Some subagents even brought in workers from neighboring countries, like Nepal and Malaysia, often taking their passport as a precaution. As workers pay fees to several brokers and sub-brokers, often times they’re force to take shark loans just to cover these inordinate expenses.

Having wired home much of their money in anticipation of following close behind, many started running out of cash. Then they ran low on food. The first to go hungry were among a group of younger men who had relied on a local restaurant outside the hostel to give them a meal a day on credit.

The owner cut them off when he found out they’d lost their jobs, Dhong says. Hunger soon spread to almost everyone.

Dhong lost his job after Flextronics shuttered production over quality control issues.

iPhone 5 (manufacturing process 013)

Without his passports or cash, Dhong found himself jobless, hungry and in debt.

Because he needed to pay high interest rates on loans, Dhong had no choice but borrow more money to pay for another job abroad, digging himself a deeper hole as a result.

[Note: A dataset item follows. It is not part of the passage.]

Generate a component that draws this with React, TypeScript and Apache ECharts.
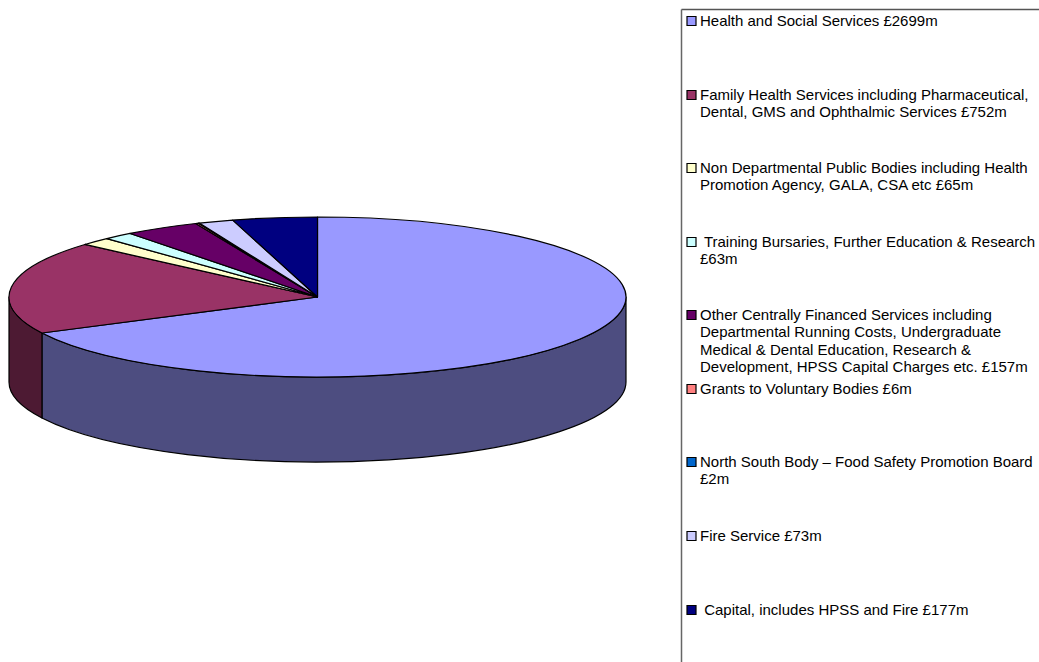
import React, { useEffect, useRef } from "react";
import * as echarts from "echarts";

// Budget allocation in £ million, one entry per slice, clockwise from 12 o'clock.
const sliceValues = [2699, 752, 65, 63, 157, 6, 2, 73, 177];
const sliceColors = ["#9999FF", "#993366", "#FFFFCC", "#CCFFFF", "#660066", "#FF8080", "#0066CC", "#CCCCFF", "#000080"];
const sideColors = ["#4D4D80", "#4D1A33", "#808066", "#668080", "#330033", "#804040", "#003366", "#666680", "#000040"];
const legendLabels = [
  "Health and Social Services £2699m",
  "Family Health Services including Pharmaceutical,\nDental, GMS and Ophthalmic Services £752m",
  "Non Departmental Public Bodies including Health\nPromotion Agency, GALA, CSA etc £65m",
  " Training Bursaries, Further Education & Research\n£63m",
  "Other Centrally Financed Services including\nDepartmental Running Costs, Undergraduate\nMedical & Dental Education, Research &\nDevelopment, HPSS Capital Charges etc. £157m",
  "Grants to Voluntary Bodies £6m",
  "North South Body – Food Safety Promotion Board\n£2m",
  "Fire Service £73m",
  " Capital, includes HPSS and Fire £177m",
];
const legendRowY = [21, 95, 168, 242, 315, 389, 462, 536, 610];

// Disc geometry.
const CX = 317.5;
const CY = 297;
const RX = 308.5;
const RY = 80;
const DEPTH = 85;
const TAU = Math.PI * 2;
const total = sliceValues.reduce((a, b) => a + b, 0);

const px = (t: number) => CX + RX * Math.sin(t);
const py = (t: number) => CY - RY * Math.cos(t);

function arcTo(t0: number, t1: number, dy = 0, reverse = false) {
  const end = reverse ? t0 : t1;
  const large = t1 - t0 > Math.PI ? 1 : 0;
  return `A ${RX} ${RY} 0 ${large} ${reverse ? 0 : 1} ${px(end)} ${py(end) + dy}`;
}

function topPath(t0: number, t1: number) {
  return `M ${CX} ${CY} L ${px(t0)} ${py(t0)} ${arcTo(t0, t1)} Z`;
}

// Outer wall of a slice; only the part facing the viewer (90deg..270deg) exists.
function sidePath(t0: number, t1: number) {
  const a = Math.max(t0, Math.PI / 2);
  const b = Math.min(t1, (Math.PI * 3) / 2);
  if (b <= a) return null;
  return `M ${px(a)} ${py(a)} ${arcTo(a, b)} L ${px(b)} ${py(b) + DEPTH} ${arcTo(a, b, DEPTH, true)} Z`;
}

function renderSlice(params: any, api: any) {
  const i = params.dataIndex;
  const before = sliceValues.slice(0, i).reduce((a, b) => a + b, 0);
  const t0 = (before / total) * TAU;
  const t1 = t0 + (api.value(0) / total) * TAU;
  const line = { stroke: "#000", lineWidth: 1.2, lineJoin: "round" };
  const children: any[] = [];
  const side = sidePath(t0, t1);
  if (side) {
    children.push({ type: "path", shape: { pathData: side }, style: { fill: sideColors[i], ...line } });
  }
  children.push({ type: "path", shape: { pathData: topPath(t0, t1) }, style: { fill: sliceColors[i], ...line } });
  return { type: "group", children };
}

export default function App() {
  const ref = useRef<HTMLDivElement>(null);
  useEffect(() => {
    const chart = echarts.init(ref.current!, null, { renderer: "svg" });
    const legendItems: any[] = [];
    legendLabels.forEach((label, i) => {
      legendItems.push({
        type: "rect",
        shape: { x: 687, y: legendRowY[i] - 4.5, width: 9, height: 9 },
        style: { fill: sliceColors[i], stroke: "#000", lineWidth: 1.2 },
      });
      legendItems.push({
        type: "text",
        x: 700,
        y: legendRowY[i] - 9,
        style: {
          text: label,
          fill: "#000",
          font: '15px "Liberation Sans", Arial, sans-serif',
          lineHeight: 17.3,
          verticalAlign: "top",
        },
      });
    });
    chart.setOption({
      animation: false,
      backgroundColor: "#fff",
      graphic: {
        elements: [
          { type: "line", shape: { x1: 681.5, y1: 9.5, x2: 1039, y2: 9.5 }, style: { stroke: "#555", lineWidth: 1.3 } },
          { type: "line", shape: { x1: 681.5, y1: 9.5, x2: 681.5, y2: 662 }, style: { stroke: "#666", lineWidth: 1.5 } },
          ...legendItems,
        ],
      },
      series: [
        {
          type: "custom",
          coordinateSystem: "none",
          renderItem: renderSlice,
          data: sliceValues.map((v) => [v]),
          silent: true,
        },
      ],
    });
    return () => chart.dispose();
  }, []);
  return (
    <div
      ref={ref}
      style={{ position: "fixed", left: 0, top: 0, width: 1039, height: 662, background: "#fff" }}
    />
  );
}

The biggest issue here is that brokers bend Apple’s rules:

Alok Taparia, the managing director of Transworld Manpower, another of the four Nepalese brokers retained for that drive, says he was given clear instructions: Workers shouldn’t be charged; Flextronics would pay the brokers.

But Taparia and the other Nepalese brokers say Flextronics demanded so many men so quickly that there was no way to do it without tapping the country’s network of subagents, stretching into Himalayan villages reachable only by foot.

Sub-contractors are not directly hired by Apple or Apple’s suppliers and are instead commissioned by suppliers’ employment brokers.

Apple is clearly aware of the problem, Bloomberg writes, “As Apple itself has described in reports on its supply chain, the subagents always charge”.

Apple in 2009 attempted to bar suppliers from using workers who’d been charged more than one month’s net factory wages, the story goes, but it only made issues worse.

Last year the company’s audits turned up $6.4 million in fees paid by workers beyond the company’s prescribed limit—compared with $6.7 million in the previous four years combined. And Apple audited fewer plants last year than it did in 2011. The company orders its suppliers to refund workers charged beyond its limit.

These are the harsh realities of working in Asian supply chain.

But then again, would any American take these jobs?